Experts say the rapid evolution of trading operations and the sophisticated technology that monitors them have opened up new security risks that banks are just now uncovering. "The surveillance technology has not kept up," said Simon Asplen-Taylor, head of market and regulatory services at Detica, a London business and technology consulting firm. "This sort of thing could actually happen anywhere."

In a sign of how jittery other financial institutions are about their own vulnerability, Actimize Inc. said that more than a dozen of its clients had contacted the New York designer of trading-compliance and fraud-monitoring software to ask what they can do to prevent a repeat of what happened at Societe Generale.

Societe Generale's problems appear to be as much a management mishap as a security breach. Officially, Mr. Kerviel's job was to invest by simultaneously taking opposite bets on the direction of the European stock markets. The bets were supposed to mostly offset each other in what is typically a low-risk way to make a small profit.

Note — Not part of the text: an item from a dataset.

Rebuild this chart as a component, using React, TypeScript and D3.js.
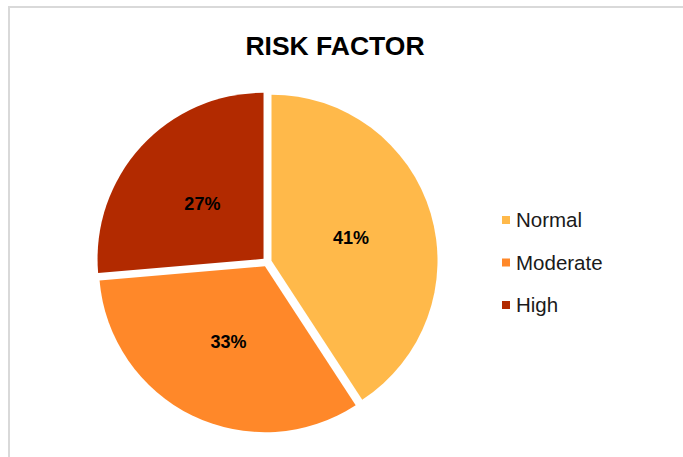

But prosecutors said Mr. Kerviel actually placed bets in only one direction in an attempt to rack up big gains. In order to hide the real risk he was taking, Mr. Kerviel made fake trades in the opposite direction.

To avoid detection, he had to dupe what are supposed to be two iron- clad security systems. That enabled Mr. Kerviel to figure out exactly when inspections were about to occur on his trades. To prevent fake trades from being detected, he would delete them just as a check was about to be performed, and then re-enter them once the inspection was complete.

Deleting his fake trades should have tripped another security alarm. But because the trades were deleted for only a few moments, the siren failed to sound.

The rapid evolution of trading systems also has made it more difficult for human oversight to be effective, said David Graves, who spent 30 years managing the back-office operations in banks and exchanges including Citigroup Inc. and Drexel Burnham Lambert.

A decade ago, a day's trades would typically be listed on one report, because at the end of a trading day accounts were balanced between banks through clearing houses, which would confirm both sides of the trade. Now trades are done in real time and are balanced against the clearinghouse almost immediately. As a result, trades move within so-called computer tables throughout the day. Anybody who knows when those tables will be checked, as Mr. Kerviel did, can move their trades to a different table.

And because there is no final table of a day's trade, it is harder to spot rogue trades. It is the equivalent of continually moving cash around various bank accounts to satisfy overdraft requirements.

As trading systems have grown in complexity, management oversight hasn't kept pace, according to many experts. Often, the designers of such trading systems don't sufficiently explain to managers how to read trading reports, said Chris Rexworthy, an expert in regulation and systems and controls at London-based IMS Consulting.

Another problem: While financial institutions have become voracious technology consumers, a relatively small chunk of that spending is related to risk management. Risk management ranked ninth in a list of information-technology spending priorities at banks in a December analysis by consulting firm Celent.

While Societe Generale has beefed up back-office teams in recent years as its derivatives business expanded, the bulk of additional resources were added to sections of the trading desk handling more complex products, according to several employees of the bank.

And fancy control systems are still only as good as the people who operate them. "There is an old saying: If you had to choose between an outstanding risk system and an outstanding risk manager, you would always take the outstanding risk manager," said Mark Rodrigues, global head of the strategic information technology and operations practice at Oliver Wyman.